# [What you are asked to do]
Where does the string "this" appear in the records? Copy every line that contains it.

# [Records for the exercise]
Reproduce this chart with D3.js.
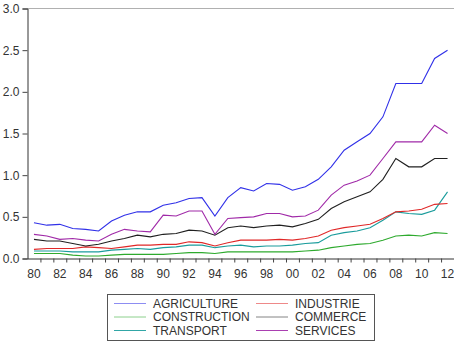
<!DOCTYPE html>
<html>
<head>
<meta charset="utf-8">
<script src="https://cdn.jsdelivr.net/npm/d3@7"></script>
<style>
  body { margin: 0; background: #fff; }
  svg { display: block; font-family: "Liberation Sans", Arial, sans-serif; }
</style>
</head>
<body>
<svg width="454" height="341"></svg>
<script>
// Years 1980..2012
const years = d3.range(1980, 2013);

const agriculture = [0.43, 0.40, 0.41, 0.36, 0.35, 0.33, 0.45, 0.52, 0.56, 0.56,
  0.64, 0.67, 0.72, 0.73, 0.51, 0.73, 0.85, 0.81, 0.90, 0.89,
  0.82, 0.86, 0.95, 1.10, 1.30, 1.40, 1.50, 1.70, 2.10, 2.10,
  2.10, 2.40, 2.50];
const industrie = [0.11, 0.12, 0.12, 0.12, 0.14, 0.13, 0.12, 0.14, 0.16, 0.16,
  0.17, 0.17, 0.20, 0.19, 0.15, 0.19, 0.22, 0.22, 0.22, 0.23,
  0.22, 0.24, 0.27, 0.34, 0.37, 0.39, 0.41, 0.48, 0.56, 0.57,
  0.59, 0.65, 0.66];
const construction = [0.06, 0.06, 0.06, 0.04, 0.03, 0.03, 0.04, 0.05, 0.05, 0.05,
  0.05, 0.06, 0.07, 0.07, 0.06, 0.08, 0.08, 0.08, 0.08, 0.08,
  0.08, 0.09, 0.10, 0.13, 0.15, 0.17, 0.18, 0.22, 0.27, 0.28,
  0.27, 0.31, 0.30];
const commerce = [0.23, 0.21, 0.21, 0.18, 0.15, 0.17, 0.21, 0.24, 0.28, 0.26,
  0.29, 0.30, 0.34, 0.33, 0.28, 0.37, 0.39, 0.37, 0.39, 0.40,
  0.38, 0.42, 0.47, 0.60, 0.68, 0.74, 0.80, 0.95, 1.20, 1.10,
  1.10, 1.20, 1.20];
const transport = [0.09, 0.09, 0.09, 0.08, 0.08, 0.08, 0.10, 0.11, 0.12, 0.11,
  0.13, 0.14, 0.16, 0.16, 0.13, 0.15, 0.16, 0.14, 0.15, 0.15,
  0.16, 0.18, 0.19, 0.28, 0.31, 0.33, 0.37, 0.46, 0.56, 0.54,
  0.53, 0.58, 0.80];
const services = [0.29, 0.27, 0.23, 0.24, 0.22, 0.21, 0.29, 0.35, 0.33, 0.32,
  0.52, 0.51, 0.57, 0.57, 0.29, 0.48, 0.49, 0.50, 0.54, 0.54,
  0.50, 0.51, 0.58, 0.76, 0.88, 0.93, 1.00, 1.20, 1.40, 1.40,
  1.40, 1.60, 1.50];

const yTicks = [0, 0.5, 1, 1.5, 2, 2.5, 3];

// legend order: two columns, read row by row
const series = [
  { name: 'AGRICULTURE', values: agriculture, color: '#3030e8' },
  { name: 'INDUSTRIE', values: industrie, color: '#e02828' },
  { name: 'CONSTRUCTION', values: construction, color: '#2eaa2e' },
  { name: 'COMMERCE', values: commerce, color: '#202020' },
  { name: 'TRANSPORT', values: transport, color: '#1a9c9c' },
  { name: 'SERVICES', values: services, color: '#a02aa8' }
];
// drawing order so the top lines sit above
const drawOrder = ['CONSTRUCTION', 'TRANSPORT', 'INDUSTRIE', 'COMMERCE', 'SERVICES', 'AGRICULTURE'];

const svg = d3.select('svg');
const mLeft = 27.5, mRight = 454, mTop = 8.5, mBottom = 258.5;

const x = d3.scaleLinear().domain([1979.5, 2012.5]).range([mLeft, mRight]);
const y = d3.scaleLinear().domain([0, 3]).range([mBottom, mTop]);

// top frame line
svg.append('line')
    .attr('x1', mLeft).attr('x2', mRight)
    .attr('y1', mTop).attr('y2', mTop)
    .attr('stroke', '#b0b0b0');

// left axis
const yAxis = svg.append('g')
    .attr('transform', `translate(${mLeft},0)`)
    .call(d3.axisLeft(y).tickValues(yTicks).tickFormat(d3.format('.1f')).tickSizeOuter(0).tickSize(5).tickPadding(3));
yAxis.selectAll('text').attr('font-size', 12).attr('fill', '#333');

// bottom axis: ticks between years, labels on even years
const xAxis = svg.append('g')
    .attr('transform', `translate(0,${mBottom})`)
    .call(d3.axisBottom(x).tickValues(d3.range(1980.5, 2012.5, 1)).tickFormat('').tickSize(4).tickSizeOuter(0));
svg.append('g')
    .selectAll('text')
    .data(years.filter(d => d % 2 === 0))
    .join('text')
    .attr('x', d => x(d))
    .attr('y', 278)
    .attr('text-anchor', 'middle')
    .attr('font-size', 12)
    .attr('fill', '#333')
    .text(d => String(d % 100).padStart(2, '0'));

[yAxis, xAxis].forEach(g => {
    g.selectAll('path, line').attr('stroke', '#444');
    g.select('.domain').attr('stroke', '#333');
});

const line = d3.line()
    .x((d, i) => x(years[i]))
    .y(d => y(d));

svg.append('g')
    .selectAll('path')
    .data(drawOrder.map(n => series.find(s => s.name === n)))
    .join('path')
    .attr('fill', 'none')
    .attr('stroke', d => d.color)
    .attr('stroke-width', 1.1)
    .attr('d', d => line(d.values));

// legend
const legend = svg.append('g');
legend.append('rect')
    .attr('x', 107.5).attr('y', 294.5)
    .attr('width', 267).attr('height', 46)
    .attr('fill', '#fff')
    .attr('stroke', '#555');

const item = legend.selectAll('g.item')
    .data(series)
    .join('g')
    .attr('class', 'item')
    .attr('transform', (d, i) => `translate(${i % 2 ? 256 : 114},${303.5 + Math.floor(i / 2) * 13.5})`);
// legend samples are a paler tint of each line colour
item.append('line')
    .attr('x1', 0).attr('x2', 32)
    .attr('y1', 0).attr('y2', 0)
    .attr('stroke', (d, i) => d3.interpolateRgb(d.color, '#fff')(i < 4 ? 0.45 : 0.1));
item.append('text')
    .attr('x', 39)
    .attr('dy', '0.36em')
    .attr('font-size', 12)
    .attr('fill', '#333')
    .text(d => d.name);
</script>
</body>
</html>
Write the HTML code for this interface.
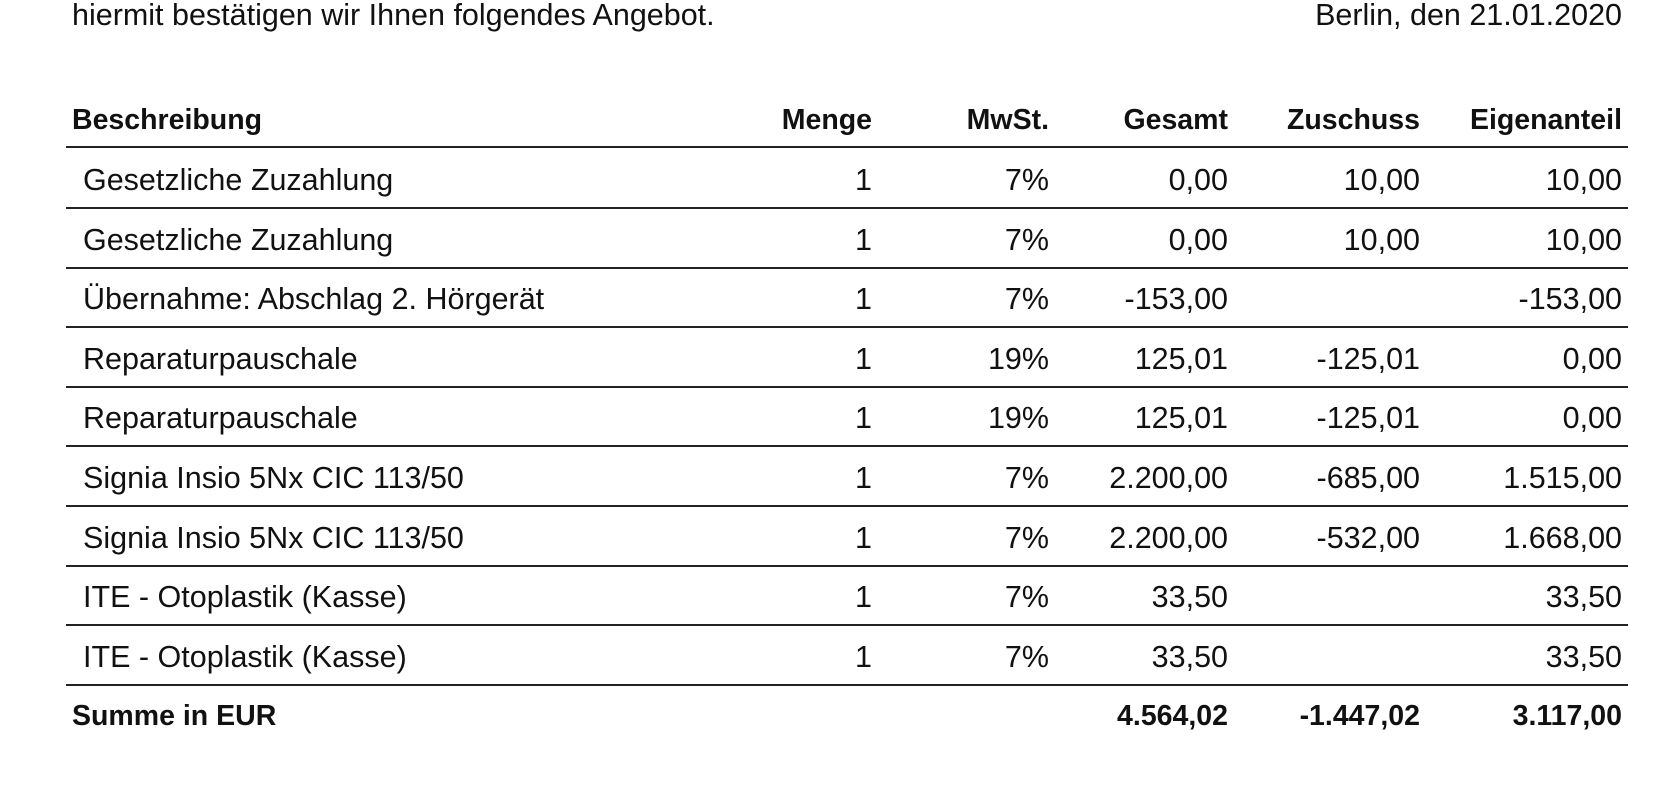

# [Output]
Reproduce this chart with D3.js.
Write the HTML code for this interface.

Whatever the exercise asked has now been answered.